Constructing Sub 10 nm Scale Interfused TiO2/SiOx Bicontinuous Hybrid with Mutual-Stabilizing Effect for Lithium Storage

TiO2 has been considered as a promising intercalation lithium-ion-battery (LIB) anode material owing to its robust cyclability. However, it suffers from low capacity. Herein, we construct a sub 10 nm scale interfused TiO2/SiOx hybrid with a bicontinuous structure, in which bridged TiO2 nanoparticles (over 80 wt %) are densely packed within a wormlike SiOx network, through the simple oxidation of MAX Ti3SiC2 ceramic. State-of-the-art in situ microscopy characterization unravels a "mutual-stabilizing" effect from the interfused TiO2/SiOx hybrid upon lithiation. That is to say, the two interpenetrated active components restrain the volume expansion of each other with the stress being relieved through abundant interfaces. Meanwhile, the stress generated from one phase functioned as the compressive force on the other phase and vice versa, offsetting the overall volume effect and synergistically reinforcing the structure integrity.

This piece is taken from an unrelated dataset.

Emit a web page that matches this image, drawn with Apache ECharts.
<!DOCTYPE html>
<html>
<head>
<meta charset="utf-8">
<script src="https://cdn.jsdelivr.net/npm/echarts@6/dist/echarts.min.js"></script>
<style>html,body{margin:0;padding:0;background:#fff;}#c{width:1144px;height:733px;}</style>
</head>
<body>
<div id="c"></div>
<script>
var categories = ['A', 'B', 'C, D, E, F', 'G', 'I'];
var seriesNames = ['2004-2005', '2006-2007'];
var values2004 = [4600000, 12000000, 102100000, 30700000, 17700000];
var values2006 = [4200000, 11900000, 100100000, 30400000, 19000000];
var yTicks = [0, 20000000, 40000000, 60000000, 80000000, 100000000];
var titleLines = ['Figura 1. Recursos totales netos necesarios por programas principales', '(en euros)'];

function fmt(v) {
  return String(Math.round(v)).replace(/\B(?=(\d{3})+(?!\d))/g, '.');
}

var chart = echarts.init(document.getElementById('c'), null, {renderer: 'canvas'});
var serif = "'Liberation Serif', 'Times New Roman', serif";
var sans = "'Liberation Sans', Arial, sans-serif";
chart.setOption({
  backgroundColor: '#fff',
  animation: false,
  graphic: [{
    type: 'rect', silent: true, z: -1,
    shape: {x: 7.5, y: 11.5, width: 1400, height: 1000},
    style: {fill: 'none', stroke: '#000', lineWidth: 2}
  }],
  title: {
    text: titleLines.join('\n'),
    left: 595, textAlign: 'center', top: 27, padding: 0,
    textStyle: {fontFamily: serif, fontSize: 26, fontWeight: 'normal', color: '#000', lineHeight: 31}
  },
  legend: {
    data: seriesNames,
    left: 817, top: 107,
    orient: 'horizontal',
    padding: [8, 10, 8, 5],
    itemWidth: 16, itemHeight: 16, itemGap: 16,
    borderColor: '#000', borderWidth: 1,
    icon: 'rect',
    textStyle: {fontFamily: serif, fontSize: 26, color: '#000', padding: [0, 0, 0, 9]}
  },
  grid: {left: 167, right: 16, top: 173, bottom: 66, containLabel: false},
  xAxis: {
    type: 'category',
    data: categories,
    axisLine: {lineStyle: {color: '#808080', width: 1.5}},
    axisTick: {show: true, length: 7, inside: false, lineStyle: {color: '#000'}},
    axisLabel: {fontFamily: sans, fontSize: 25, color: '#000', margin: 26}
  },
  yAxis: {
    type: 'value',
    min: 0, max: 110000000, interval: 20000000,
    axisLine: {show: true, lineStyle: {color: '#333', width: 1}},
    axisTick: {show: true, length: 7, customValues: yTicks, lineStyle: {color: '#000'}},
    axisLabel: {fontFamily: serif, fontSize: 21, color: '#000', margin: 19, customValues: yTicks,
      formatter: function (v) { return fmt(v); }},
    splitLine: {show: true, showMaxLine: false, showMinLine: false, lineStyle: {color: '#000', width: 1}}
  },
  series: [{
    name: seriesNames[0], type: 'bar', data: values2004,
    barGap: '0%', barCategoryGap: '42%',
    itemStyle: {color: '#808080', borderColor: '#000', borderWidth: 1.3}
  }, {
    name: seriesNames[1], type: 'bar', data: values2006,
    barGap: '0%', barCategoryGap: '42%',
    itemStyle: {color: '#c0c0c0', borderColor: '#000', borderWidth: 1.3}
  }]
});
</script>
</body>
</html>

Benefiting from the "mutual-stabilizing" effect, the TiO2/SiOx composite manifests a high and stable specific capacity (∼671 mAh g-1 after 580 cycles at 0.1 A g-1) with a low volume expansion of ∼14% even in an extended potential window of 0.01-3.0 V (vs Li+/Li). The concept of mutual-stabilizing effect, in principle, applies to a wide class of interfused bicontinuous hybrids, providing insight into the design of LIB anode materials with high capacity and longevity.